Reproduce the material below line by line, beginning with its first line and ending with the line that contains "const yTicks = [2, 4, 6, 8, 10];"; leave out pictures.
*** MATERIAL PROVIDED ***
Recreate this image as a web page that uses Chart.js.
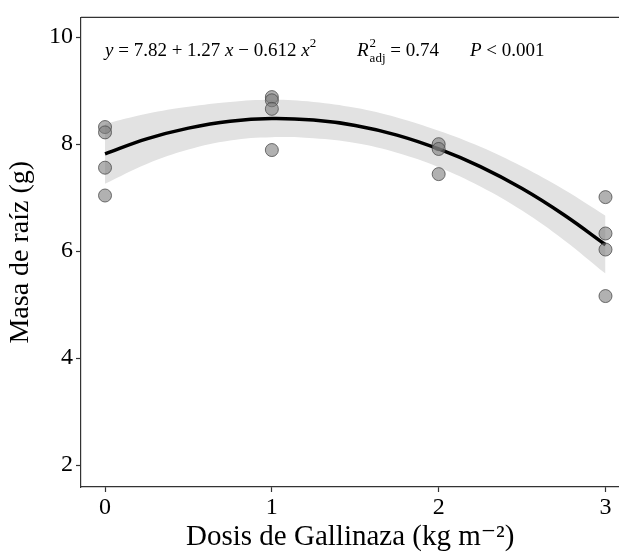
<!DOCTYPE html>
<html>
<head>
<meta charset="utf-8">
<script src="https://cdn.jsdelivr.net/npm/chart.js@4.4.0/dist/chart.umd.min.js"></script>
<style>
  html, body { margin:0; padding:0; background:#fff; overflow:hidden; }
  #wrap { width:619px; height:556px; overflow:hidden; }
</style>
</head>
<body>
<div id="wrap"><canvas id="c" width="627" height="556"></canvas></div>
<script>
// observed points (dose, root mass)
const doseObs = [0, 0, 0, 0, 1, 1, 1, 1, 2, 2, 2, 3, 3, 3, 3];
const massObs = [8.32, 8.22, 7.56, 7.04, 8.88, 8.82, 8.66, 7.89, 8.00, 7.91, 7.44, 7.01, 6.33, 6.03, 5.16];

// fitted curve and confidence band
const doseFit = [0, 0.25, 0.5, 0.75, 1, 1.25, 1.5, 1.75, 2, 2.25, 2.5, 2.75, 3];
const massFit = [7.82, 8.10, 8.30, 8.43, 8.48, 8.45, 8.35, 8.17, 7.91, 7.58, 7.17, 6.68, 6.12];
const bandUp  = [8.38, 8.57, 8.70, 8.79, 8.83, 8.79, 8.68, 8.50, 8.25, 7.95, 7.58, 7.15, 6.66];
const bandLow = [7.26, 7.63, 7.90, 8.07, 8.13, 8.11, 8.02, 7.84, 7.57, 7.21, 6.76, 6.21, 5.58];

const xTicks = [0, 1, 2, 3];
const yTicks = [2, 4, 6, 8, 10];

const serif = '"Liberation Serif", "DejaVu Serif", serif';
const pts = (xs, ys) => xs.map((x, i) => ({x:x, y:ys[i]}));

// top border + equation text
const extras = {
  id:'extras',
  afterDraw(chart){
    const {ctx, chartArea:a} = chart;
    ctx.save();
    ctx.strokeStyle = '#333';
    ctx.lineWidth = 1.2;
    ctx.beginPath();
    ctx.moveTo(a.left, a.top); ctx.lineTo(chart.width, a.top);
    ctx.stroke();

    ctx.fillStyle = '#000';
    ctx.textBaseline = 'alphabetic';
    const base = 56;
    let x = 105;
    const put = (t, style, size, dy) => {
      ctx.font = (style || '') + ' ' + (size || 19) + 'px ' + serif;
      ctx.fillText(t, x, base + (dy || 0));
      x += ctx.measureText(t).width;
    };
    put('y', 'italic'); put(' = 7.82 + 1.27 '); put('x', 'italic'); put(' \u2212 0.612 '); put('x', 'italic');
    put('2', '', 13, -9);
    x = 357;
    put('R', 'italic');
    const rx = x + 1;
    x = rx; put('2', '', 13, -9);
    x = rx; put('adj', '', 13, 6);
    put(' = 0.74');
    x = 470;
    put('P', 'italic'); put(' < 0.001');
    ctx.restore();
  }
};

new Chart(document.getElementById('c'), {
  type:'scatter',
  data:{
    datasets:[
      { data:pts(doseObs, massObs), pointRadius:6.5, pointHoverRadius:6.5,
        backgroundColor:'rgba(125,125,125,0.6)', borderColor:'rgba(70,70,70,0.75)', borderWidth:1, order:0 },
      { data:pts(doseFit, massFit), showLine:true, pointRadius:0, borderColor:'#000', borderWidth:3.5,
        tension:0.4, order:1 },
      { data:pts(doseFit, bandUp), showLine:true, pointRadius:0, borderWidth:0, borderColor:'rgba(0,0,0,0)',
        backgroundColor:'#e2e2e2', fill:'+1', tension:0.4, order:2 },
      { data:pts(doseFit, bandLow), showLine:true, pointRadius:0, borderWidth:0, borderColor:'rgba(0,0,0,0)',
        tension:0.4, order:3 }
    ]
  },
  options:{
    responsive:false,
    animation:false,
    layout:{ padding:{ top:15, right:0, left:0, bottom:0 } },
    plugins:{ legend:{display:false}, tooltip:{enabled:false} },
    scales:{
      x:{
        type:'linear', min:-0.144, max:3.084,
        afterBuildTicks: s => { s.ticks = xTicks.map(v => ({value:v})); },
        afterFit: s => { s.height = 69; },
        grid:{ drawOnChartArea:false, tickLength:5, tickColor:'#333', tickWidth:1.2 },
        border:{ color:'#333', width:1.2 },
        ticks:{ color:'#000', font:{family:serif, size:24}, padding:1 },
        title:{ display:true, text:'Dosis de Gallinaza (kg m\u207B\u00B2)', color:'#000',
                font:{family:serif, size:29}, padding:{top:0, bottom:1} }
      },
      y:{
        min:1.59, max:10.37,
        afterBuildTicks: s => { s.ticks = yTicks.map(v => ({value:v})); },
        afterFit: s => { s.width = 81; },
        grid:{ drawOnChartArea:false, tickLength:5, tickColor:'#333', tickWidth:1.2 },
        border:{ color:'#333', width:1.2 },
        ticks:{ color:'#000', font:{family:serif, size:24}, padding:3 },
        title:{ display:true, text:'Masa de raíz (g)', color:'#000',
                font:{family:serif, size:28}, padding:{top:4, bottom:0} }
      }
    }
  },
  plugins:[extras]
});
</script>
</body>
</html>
***
:: TASK SOLUTION ::
Recreate this image as a web page that uses Chart.js.
<!DOCTYPE html>
<html>
<head>
<meta charset="utf-8">
<script src="https://cdn.jsdelivr.net/npm/chart.js@4.4.0/dist/chart.umd.min.js"></script>
<style>
  html, body { margin:0; padding:0; background:#fff; overflow:hidden; }
  #wrap { width:619px; height:556px; overflow:hidden; }
</style>
</head>
<body>
<div id="wrap"><canvas id="c" width="627" height="556"></canvas></div>
<script>
// observed points (dose, root mass)
const doseObs = [0, 0, 0, 0, 1, 1, 1, 1, 2, 2, 2, 3, 3, 3, 3];
const massObs = [8.32, 8.22, 7.56, 7.04, 8.88, 8.82, 8.66, 7.89, 8.00, 7.91, 7.44, 7.01, 6.33, 6.03, 5.16];

// fitted curve and confidence band
const doseFit = [0, 0.25, 0.5, 0.75, 1, 1.25, 1.5, 1.75, 2, 2.25, 2.5, 2.75, 3];
const massFit = [7.82, 8.10, 8.30, 8.43, 8.48, 8.45, 8.35, 8.17, 7.91, 7.58, 7.17, 6.68, 6.12];
const bandUp  = [8.38, 8.57, 8.70, 8.79, 8.83, 8.79, 8.68, 8.50, 8.25, 7.95, 7.58, 7.15, 6.66];
const bandLow = [7.26, 7.63, 7.90, 8.07, 8.13, 8.11, 8.02, 7.84, 7.57, 7.21, 6.76, 6.21, 5.58];

const xTicks = [0, 1, 2, 3];
const yTicks = [2, 4, 6, 8, 10];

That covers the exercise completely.